The Tombs of the Nobles

On the west bank of the Nile, cut into the desert cliffs above the river, these tombs date from the Old and Middle Kingdoms—roughly 2300 to 1800 BCE. Six are open to visitors, belonging to governors and officials who administered Egypt's southern frontier. The reliefs here are less grand than those in Luxor but more intimate. One tomb shows detailed scenes of marsh hunting—spearing fish, catching birds with throw sticks, inspecting cattle. Another depicts trading expeditions to Nubia, including soldiers carrying gold and incense. The climb to the tombs involves 300 steps cut into the cliff face. Start early in the morning before the sun hits the rock. The view from the top encompasses the Nile, the islands, and the desert beyond.

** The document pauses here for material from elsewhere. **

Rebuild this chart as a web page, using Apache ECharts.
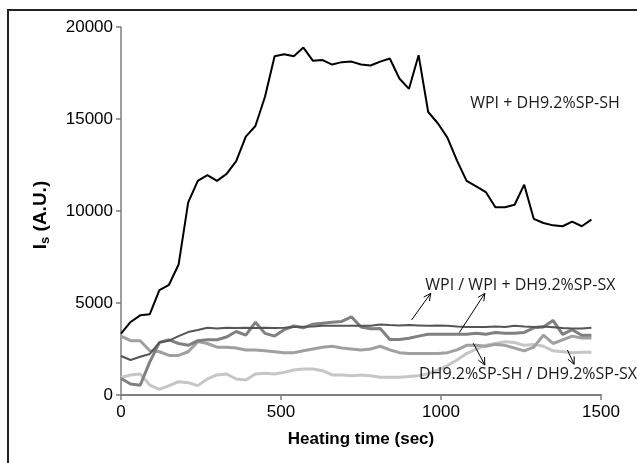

A ferry crosses from the Corniche for 5 pounds, then it's a 20-minute walk or short taxi ride to the entrance.

The Unfinished Obelisk

Still attached to bedrock in the northern quarry, this obelisk would have been 42 meters tall and weighed 1,200 tons if completed. Cracks appeared during carving, and the project was abandoned. The site reveals ancient quarrying techniques—how workers used dolerite balls to pound out trenches, how they separated the stone from bedrock using wedges. The obelisk lies on its side now, showing the marks of thousands of years of tool work. It's a five-minute walk from the Nubian Museum. Combined tickets for the quarry and museum cost 200 pounds.

Where to Stay and Eat

The Old Cataract Hotel dominates the eastern bank. Built in 1899, it hosted Churchill, Agatha Christie, and dozens of other colonial-era notables. The terrace overlooking the Nile serves afternoon tea for 400 pounds—expensive, but the view is genuine. For more modest budgets, the city center has dozens of small hotels along the Corniche and in the backstreets. Bob Marley House and Keylany Hotel both offer clean rooms with river views for under $30 per night.

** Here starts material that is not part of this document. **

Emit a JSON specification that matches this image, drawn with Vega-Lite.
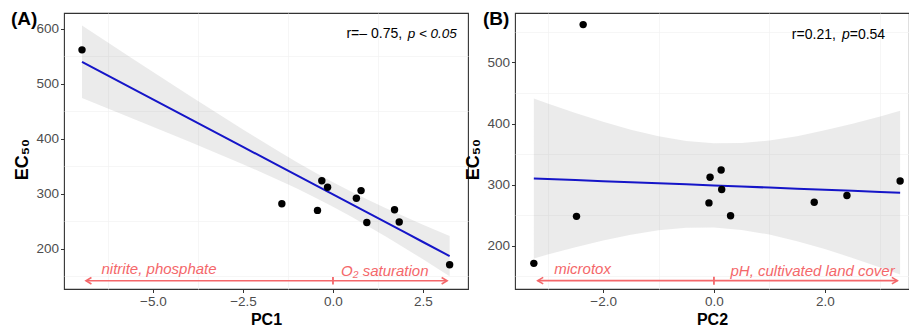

For food, the Corniche is lined with tourist restaurants serving identical menus of grilled fish and mezze. Better options hide inland. Al-Masry Restaurant on Souk Street serves local specialties including salatat aswania (Aswan salad with dried fish), tagen dishes baked in clay pots, and fresh tilapia from the lake. A meal costs 50-80 pounds. For Nubian food, the restaurants in the Nubian villages on Elephantine Island offer tagen with chicken, rabbit, or vegetables slow-cooked in clay vessels. Expect to pay 60-100 pounds including the boat ride.

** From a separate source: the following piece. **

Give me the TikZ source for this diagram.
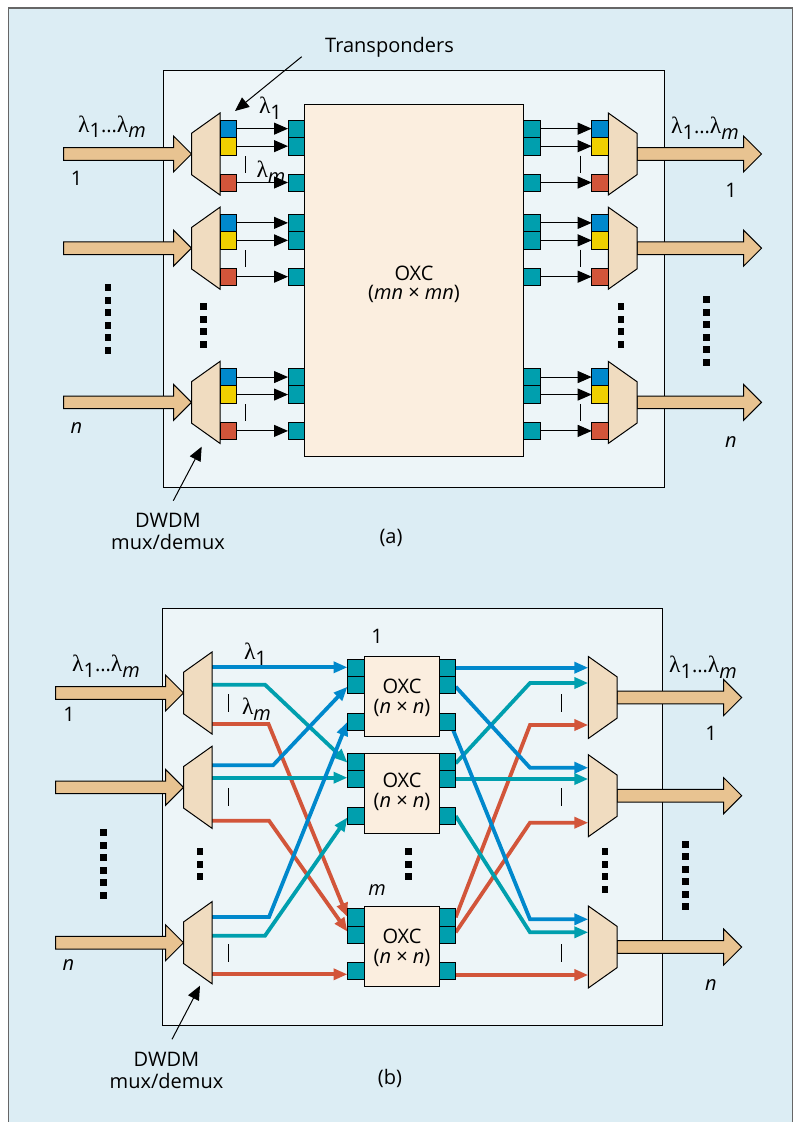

The souk along Sharia as-Souq runs for several blocks and sells everything from spices and dates to Nubian handicrafts. The dried hibiscus (karkadeh) sold here makes excellent tea. The dates from Aswan are among Egypt's best—buy the yellow barhi variety when in season from October through December.

Getting Around and Practicalities

Aswan is compact. The Corniche stretches about 5 kilometers along the Nile, and most sites sit within this corridor. Taxis are unmetered—negotiate 20-30 pounds for rides within the city center. Feluccas, the traditional wooden sailboats, offer a quieter alternative to motorboats for crossing the river or simply sailing at sunset. Negotiate 100-150 pounds for an hour-long cruise.

The weather is extreme. Summer temperatures regularly exceed 45°C. Visit between November and February when days are warm and nights are cool. Ramadan affects opening hours—some sites close early, restaurants open only after sunset.

Aswan rewards patience. The cruise boats leave at dawn for Abu Simbel and return by mid-afternoon. The city empties then, and the light on the river turns golden. This is when to walk the Corniche, to sit in a café watching feluccas tack against the current, to understand why this stretch of Nile has drawn travelers for thousands of years. The temples are extraordinary, but the setting—the narrow river, the granite cliffs, the desert silence—is what stays.